▶ **Description of the task**: Provide an exact transcription of all the records.

▶ **Provided data**:
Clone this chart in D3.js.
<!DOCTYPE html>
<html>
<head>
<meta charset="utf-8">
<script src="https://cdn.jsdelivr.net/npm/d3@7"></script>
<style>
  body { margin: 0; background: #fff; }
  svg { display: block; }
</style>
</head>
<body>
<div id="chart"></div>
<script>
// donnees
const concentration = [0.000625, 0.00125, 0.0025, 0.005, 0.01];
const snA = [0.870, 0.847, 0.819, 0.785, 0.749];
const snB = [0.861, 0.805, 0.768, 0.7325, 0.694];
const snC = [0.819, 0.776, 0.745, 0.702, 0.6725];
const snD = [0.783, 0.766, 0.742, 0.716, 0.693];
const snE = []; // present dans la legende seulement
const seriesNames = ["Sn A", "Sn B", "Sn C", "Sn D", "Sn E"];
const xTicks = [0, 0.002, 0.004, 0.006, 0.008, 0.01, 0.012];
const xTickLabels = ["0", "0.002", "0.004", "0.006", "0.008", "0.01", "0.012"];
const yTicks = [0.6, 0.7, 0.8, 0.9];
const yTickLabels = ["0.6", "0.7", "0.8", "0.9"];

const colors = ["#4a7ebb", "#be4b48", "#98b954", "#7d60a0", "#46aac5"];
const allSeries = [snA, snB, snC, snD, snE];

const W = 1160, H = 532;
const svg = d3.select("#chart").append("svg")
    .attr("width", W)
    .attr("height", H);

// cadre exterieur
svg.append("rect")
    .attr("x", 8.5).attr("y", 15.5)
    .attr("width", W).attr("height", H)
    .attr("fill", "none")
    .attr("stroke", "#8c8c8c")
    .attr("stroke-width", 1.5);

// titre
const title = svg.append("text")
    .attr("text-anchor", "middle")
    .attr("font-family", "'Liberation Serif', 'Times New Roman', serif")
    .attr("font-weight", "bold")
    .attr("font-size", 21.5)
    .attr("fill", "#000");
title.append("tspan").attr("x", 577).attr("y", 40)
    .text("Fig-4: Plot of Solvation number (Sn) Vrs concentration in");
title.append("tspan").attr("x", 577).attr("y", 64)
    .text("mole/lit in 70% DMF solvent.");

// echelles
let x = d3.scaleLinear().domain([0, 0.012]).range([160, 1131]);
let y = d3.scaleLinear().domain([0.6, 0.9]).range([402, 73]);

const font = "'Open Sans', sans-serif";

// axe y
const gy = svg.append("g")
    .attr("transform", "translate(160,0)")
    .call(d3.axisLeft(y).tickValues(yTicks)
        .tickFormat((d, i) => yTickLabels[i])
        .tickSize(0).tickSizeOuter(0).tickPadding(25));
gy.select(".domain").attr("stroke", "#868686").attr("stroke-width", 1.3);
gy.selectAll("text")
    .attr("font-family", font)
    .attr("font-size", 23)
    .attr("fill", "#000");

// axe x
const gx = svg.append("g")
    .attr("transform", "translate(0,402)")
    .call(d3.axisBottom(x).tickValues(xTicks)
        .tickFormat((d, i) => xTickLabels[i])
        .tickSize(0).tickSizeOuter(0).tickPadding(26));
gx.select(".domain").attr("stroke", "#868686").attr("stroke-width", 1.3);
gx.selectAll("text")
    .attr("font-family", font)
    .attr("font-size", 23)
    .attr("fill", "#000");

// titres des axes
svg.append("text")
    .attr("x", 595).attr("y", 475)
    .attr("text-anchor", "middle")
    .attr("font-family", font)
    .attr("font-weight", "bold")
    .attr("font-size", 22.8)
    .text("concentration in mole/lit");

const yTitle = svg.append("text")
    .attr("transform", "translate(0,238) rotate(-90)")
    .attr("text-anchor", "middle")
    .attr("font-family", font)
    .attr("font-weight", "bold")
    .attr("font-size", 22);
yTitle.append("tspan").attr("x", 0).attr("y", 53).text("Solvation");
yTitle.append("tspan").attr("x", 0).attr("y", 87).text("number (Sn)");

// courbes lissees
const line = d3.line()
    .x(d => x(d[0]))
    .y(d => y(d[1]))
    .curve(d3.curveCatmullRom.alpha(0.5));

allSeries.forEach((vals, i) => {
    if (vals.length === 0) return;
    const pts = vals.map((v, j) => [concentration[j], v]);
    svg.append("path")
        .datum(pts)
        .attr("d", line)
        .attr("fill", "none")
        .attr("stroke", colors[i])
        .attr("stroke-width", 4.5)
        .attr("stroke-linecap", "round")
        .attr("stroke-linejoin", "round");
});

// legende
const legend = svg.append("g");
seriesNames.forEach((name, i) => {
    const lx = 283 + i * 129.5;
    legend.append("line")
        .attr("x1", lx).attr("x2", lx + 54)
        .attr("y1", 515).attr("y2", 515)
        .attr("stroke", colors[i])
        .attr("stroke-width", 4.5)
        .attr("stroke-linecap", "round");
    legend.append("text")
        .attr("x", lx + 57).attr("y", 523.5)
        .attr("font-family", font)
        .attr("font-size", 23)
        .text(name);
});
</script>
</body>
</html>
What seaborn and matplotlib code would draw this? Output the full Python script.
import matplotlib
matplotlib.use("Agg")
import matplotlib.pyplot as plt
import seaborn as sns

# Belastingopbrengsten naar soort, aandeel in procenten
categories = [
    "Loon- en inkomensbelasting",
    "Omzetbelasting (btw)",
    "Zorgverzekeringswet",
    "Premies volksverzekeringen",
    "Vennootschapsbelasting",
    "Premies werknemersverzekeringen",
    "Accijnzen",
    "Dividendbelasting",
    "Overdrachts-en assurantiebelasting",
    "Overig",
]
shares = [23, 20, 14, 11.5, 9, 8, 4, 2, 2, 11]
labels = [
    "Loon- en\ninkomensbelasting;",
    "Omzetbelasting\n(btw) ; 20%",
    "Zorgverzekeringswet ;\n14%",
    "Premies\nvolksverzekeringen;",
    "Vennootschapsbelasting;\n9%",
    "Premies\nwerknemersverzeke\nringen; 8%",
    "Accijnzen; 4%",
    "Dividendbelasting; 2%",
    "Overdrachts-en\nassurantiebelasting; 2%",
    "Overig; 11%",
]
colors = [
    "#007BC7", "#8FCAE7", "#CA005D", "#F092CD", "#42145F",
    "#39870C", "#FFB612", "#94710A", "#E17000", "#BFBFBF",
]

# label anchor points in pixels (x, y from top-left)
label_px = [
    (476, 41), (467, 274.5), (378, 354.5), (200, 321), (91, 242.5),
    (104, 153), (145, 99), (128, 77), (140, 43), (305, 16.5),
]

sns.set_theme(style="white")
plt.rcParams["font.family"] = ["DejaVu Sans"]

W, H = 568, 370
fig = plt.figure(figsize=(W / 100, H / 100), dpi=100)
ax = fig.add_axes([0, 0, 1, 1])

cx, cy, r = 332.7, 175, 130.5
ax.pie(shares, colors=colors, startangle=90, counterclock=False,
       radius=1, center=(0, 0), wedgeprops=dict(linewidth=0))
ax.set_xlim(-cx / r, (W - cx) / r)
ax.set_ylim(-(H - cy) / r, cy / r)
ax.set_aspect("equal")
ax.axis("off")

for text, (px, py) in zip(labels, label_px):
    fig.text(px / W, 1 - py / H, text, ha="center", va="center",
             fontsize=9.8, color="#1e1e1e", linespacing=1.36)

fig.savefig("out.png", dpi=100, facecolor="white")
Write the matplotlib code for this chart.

▶ **Result of this exercise**:
Clone this chart in D3.js.
<!DOCTYPE html>
<html>
<head>
<meta charset="utf-8">
<script src="https://cdn.jsdelivr.net/npm/d3@7"></script>
<style>
  body { margin: 0; background: #fff; }
  svg { display: block; }
</style>
</head>
<body>
<div id="chart"></div>
<script>
// donnees
const concentration = [0.000625, 0.00125, 0.0025, 0.005, 0.01];
const snA = [0.870, 0.847, 0.819, 0.785, 0.749];
const snB = [0.861, 0.805, 0.768, 0.7325, 0.694];
const snC = [0.819, 0.776, 0.745, 0.702, 0.6725];
const snD = [0.783, 0.766, 0.742, 0.716, 0.693];
const snE = []; // present dans la legende seulement
const seriesNames = ["Sn A", "Sn B", "Sn C", "Sn D", "Sn E"];
const xTicks = [0, 0.002, 0.004, 0.006, 0.008, 0.01, 0.012];
const xTickLabels = ["0", "0.002", "0.004", "0.006", "0.008", "0.01", "0.012"];
const yTicks = [0.6, 0.7, 0.8, 0.9];
const yTickLabels = ["0.6", "0.7", "0.8", "0.9"];

const colors = ["#4a7ebb", "#be4b48", "#98b954", "#7d60a0", "#46aac5"];
const allSeries = [snA, snB, snC, snD, snE];

const W = 1160, H = 532;
const svg = d3.select("#chart").append("svg")
    .attr("width", W)
    .attr("height", H);

// cadre exterieur
svg.append("rect")
    .attr("x", 8.5).attr("y", 15.5)
    .attr("width", W).attr("height", H)
    .attr("fill", "none")
    .attr("stroke", "#8c8c8c")
    .attr("stroke-width", 1.5);

// titre
const title = svg.append("text")
    .attr("text-anchor", "middle")
    .attr("font-family", "'Liberation Serif', 'Times New Roman', serif")
    .attr("font-weight", "bold")
    .attr("font-size", 21.5)
    .attr("fill", "#000");
title.append("tspan").attr("x", 577).attr("y", 40)
    .text("Fig-4: Plot of Solvation number (Sn) Vrs concentration in");
title.append("tspan").attr("x", 577).attr("y", 64)
    .text("mole/lit in 70% DMF solvent.");

// echelles
let x = d3.scaleLinear().domain([0, 0.012]).range([160, 1131]);
let y = d3.scaleLinear().domain([0.6, 0.9]).range([402, 73]);

const font = "'Open Sans', sans-serif";

// axe y
const gy = svg.append("g")
    .attr("transform", "translate(160,0)")
    .call(d3.axisLeft(y).tickValues(yTicks)
        .tickFormat((d, i) => yTickLabels[i])
        .tickSize(0).tickSizeOuter(0).tickPadding(25));
gy.select(".domain").attr("stroke", "#868686").attr("stroke-width", 1.3);
gy.selectAll("text")
    .attr("font-family", font)
    .attr("font-size", 23)
    .attr("fill", "#000");

// axe x
const gx = svg.append("g")
    .attr("transform", "translate(0,402)")
    .call(d3.axisBottom(x).tickValues(xTicks)
        .tickFormat((d, i) => xTickLabels[i])
        .tickSize(0).tickSizeOuter(0).tickPadding(26));
gx.select(".domain").attr("stroke", "#868686").attr("stroke-width", 1.3);
gx.selectAll("text")
    .attr("font-family", font)
    .attr("font-size", 23)
    .attr("fill", "#000");

// titres des axes
svg.append("text")
    .attr("x", 595).attr("y", 475)
    .attr("text-anchor", "middle")
    .attr("font-family", font)
    .attr("font-weight", "bold")
    .attr("font-size", 22.8)
    .text("concentration in mole/lit");

const yTitle = svg.append("text")
    .attr("transform", "translate(0,238) rotate(-90)")
    .attr("text-anchor", "middle")
    .attr("font-family", font)
    .attr("font-weight", "bold")
    .attr("font-size", 22);
yTitle.append("tspan").attr("x", 0).attr("y", 53).text("Solvation");
yTitle.append("tspan").attr("x", 0).attr("y", 87).text("number (Sn)");

// courbes lissees
const line = d3.line()
    .x(d => x(d[0]))
    .y(d => y(d[1]))
    .curve(d3.curveCatmullRom.alpha(0.5));

allSeries.forEach((vals, i) => {
    if (vals.length === 0) return;
    const pts = vals.map((v, j) => [concentration[j], v]);
    svg.append("path")
        .datum(pts)
        .attr("d", line)
        .attr("fill", "none")
        .attr("stroke", colors[i])
        .attr("stroke-width", 4.5)
        .attr("stroke-linecap", "round")
        .attr("stroke-linejoin", "round");
});

// legende
const legend = svg.append("g");
seriesNames.forEach((name, i) => {
    const lx = 283 + i * 129.5;
    legend.append("line")
        .attr("x1", lx).attr("x2", lx + 54)
        .attr("y1", 515).attr("y2", 515)
        .attr("stroke", colors[i])
        .attr("stroke-width", 4.5)
        .attr("stroke-linecap", "round");
    legend.append("text")
        .attr("x", lx + 57).attr("y", 523.5)
        .attr("font-family", font)
        .attr("font-size", 23)
        .text(name);
});
</script>
</body>
</html>
What seaborn and matplotlib code would draw this? Output the full Python script.
import matplotlib
matplotlib.use("Agg")
import matplotlib.pyplot as plt
import seaborn as sns

# Belastingopbrengsten naar soort, aandeel in procenten
categories = [
    "Loon- en inkomensbelasting",
    "Omzetbelasting (btw)",
    "Zorgverzekeringswet",
    "Premies volksverzekeringen",
    "Vennootschapsbelasting",
    "Premies werknemersverzekeringen",
    "Accijnzen",
    "Dividendbelasting",
    "Overdrachts-en assurantiebelasting",
    "Overig",
]
shares = [23, 20, 14, 11.5, 9, 8, 4, 2, 2, 11]
labels = [
    "Loon- en\ninkomensbelasting;",
    "Omzetbelasting\n(btw) ; 20%",
    "Zorgverzekeringswet ;\n14%",
    "Premies\nvolksverzekeringen;",
    "Vennootschapsbelasting;\n9%",
    "Premies\nwerknemersverzeke\nringen; 8%",
    "Accijnzen; 4%",
    "Dividendbelasting; 2%",
    "Overdrachts-en\nassurantiebelasting; 2%",
    "Overig; 11%",
]
colors = [
    "#007BC7", "#8FCAE7", "#CA005D", "#F092CD", "#42145F",
    "#39870C", "#FFB612", "#94710A", "#E17000", "#BFBFBF",
]

# label anchor points in pixels (x, y from top-left)
label_px = [
    (476, 41), (467, 274.5), (378, 354.5), (200, 321), (91, 242.5),
    (104, 153), (145, 99), (128, 77), (140, 43), (305, 16.5),
]

sns.set_theme(style="white")
plt.rcParams["font.family"] = ["DejaVu Sans"]

W, H = 568, 370
fig = plt.figure(figsize=(W / 100, H / 100), dpi=100)
ax = fig.add_axes([0, 0, 1, 1])

cx, cy, r = 332.7, 175, 130.5
ax.pie(shares, colors=colors, startangle=90, counterclock=False,
       radius=1, center=(0, 0), wedgeprops=dict(linewidth=0))
ax.set_xlim(-cx / r, (W - cx) / r)
ax.set_ylim(-(H - cy) / r, cy / r)
ax.set_aspect("equal")
ax.axis("off")

for text, (px, py) in zip(labels, label_px):
    fig.text(px / W, 1 - py / H, text, ha="center", va="center",
             fontsize=9.8, color="#1e1e1e", linespacing=1.36)

fig.savefig("out.png", dpi=100, facecolor="white")
Write the matplotlib code for this chart.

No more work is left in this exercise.